5.3. The Wushi Earthquake and Tianshan Tectonics

While the mainshock did not rupture the ground surface, the aftershock was accompanied by surface-breaking features. This aftershock occurred on a branch fault of the mainshock fault, suggesting that rupture propagation progressed from deeper to shallower structural levels during the earthquake sequence. The initial release of energy along the deep-seated fault was followed by upward stress transfer, which subsequently activated overlying shallow faults and triggered aftershocks. This observation aligns with a structural model characterized by a deep-rooted main fault and multiple upper-level branch faults, underscoring the segmented rupture process within the Tianshan fault system [14,35].

The results of the Coulomb stress change analysis provide further evidence supporting this structural relationship. The stress released by the initial seismic event resulted in significant positive stress loading at the depth of the aftershock. Moreover, Coulomb stress changes remain a fundamental tool for assessing future seismic hazards. In the aftermath of the 2024 Wushi earthquake in Xinjiang, regions such as the Kuokesale fault and the northeastern segment of the Tuoshigan fault have experienced positive Coulomb stress changes, indicating ongoing stress accumulation. In the case of certain shallow branch faults, the future seismic hazard in these areas is expected to increase significantly. Alternatively, there exists an elevated potential for the triggering of shallow earthquakes. These regions therefore warrant continued monitoring and focused attention.

6. Conclusions

The M_w7.0 earthquake that occurred in Wushi, Xinjiang, on 23 January 2024, was located at the rear edge of the Kalpin thrust system within the Tianshan seismic belt, with the Maidan fault being the nearest fault. This study uses Sentinel-1 and LT-1 ascending and descending orbit data to derive seismic deformation maps for the coseismic events of the earthquake.
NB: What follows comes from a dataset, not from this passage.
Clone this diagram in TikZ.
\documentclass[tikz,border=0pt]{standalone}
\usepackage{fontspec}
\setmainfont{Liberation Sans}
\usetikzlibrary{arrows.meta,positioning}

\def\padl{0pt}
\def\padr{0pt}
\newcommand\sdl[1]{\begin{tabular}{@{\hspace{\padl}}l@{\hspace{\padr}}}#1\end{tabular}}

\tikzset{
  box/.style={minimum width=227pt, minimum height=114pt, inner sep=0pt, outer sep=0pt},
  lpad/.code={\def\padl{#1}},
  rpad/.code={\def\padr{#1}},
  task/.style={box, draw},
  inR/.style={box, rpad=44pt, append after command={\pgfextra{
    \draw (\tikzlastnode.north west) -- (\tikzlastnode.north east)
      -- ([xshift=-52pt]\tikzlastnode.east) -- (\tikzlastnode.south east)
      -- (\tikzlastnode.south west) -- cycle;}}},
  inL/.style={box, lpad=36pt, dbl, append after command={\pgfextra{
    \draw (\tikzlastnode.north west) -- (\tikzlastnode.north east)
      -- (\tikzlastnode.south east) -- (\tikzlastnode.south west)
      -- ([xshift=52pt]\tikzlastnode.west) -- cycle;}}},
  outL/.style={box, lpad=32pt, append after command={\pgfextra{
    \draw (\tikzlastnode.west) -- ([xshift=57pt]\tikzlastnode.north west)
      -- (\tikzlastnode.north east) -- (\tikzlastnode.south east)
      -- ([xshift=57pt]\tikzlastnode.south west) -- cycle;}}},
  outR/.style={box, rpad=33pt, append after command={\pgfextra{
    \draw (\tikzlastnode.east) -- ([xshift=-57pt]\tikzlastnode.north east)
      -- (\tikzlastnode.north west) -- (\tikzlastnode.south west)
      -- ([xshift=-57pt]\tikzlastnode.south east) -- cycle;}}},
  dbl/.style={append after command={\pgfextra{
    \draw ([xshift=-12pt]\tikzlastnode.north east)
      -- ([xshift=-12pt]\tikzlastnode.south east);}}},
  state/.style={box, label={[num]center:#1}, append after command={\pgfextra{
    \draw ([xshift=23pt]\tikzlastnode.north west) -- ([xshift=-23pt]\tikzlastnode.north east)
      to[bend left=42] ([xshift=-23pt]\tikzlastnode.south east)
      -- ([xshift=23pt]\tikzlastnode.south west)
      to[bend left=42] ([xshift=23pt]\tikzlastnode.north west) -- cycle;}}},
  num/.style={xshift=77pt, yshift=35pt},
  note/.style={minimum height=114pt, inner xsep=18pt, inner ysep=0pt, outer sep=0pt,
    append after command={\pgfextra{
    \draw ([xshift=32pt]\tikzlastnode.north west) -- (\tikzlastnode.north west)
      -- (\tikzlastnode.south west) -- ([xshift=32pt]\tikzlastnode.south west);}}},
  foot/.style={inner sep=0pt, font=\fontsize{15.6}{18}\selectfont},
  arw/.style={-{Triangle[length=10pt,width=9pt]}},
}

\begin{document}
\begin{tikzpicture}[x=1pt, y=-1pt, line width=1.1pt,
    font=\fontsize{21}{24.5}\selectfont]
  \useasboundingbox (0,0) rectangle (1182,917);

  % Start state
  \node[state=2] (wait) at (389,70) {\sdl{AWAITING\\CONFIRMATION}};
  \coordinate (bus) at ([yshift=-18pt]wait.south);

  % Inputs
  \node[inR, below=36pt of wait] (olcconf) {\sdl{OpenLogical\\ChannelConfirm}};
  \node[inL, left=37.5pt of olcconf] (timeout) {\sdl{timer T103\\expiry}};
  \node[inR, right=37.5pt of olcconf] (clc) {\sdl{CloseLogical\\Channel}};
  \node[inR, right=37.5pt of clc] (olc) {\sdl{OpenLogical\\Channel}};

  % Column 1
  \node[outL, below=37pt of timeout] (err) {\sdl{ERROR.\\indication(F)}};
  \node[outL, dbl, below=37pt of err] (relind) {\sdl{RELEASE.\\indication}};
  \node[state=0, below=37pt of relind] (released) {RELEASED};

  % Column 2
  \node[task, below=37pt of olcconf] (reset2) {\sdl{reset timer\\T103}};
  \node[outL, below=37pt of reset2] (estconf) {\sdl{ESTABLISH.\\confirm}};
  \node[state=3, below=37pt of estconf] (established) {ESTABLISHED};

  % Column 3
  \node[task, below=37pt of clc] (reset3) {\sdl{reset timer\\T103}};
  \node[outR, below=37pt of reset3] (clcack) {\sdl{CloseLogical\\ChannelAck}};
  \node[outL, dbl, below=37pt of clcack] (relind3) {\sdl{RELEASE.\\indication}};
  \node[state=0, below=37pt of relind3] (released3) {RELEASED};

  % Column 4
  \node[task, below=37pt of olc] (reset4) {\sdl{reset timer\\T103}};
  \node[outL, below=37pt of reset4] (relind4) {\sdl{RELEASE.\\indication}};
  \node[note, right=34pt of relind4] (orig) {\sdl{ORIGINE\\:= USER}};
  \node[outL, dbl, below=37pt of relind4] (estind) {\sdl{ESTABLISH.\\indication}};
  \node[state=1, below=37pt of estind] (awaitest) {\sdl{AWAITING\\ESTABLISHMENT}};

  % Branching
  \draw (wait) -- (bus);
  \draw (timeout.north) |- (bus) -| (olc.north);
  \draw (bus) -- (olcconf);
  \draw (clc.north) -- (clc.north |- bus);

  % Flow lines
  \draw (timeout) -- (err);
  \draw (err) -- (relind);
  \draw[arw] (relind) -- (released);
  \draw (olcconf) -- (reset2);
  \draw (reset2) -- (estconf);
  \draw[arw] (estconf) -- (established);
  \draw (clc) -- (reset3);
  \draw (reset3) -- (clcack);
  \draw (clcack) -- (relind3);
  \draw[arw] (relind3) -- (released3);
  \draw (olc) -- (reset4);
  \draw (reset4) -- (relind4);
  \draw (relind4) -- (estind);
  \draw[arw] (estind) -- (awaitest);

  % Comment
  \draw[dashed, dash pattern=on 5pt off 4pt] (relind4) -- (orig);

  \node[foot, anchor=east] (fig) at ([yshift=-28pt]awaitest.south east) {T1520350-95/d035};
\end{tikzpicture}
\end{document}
A two-step inversion strategy was employed to invert the coseismic and aftershock mechanisms of the Wushi earthquake, using InSAR deformation data as constraints. The results show that the fault parameters derived from the inversion exhibit a strong correlation with the observed data. The main rupture has a length of 34.9 km, a width of 7.7 km, a strike of 229°, an optimal dip angle of 64°, and a maximum dip–slip of 4.2 m, located at a depth of 13 km. The 5.7-magnitude aftershock, which occurred on 30 January, was inverted using the aftershock deformation map obtained from Sentinel-1. The aftershock was identified as a fault with a strike of 70°, an optimal dip of 56°, a maximum slip of 0.65 m, and a branching reverse fault with the fault that originated from the mainshock. For the magnitude-5.7 aftershock that occurred on 30 January, the mainshock induced significant changes in the local stress field. The calculated increases in Coulomb stress, normal stress, and shear stress were all positive, suggesting that the aftershock was likely promoted or triggered by the mainshock.

By analyzing the Wushi earthquake and a subsequent strong aftershock, this study reveals the potential segmented rupture behavior of the Maidan fault within the tectonic framework of the Tianshan region. These findings provide insights into the mainshock–aftershock triggering mechanism and offer a basis for assessing future seismic hazards.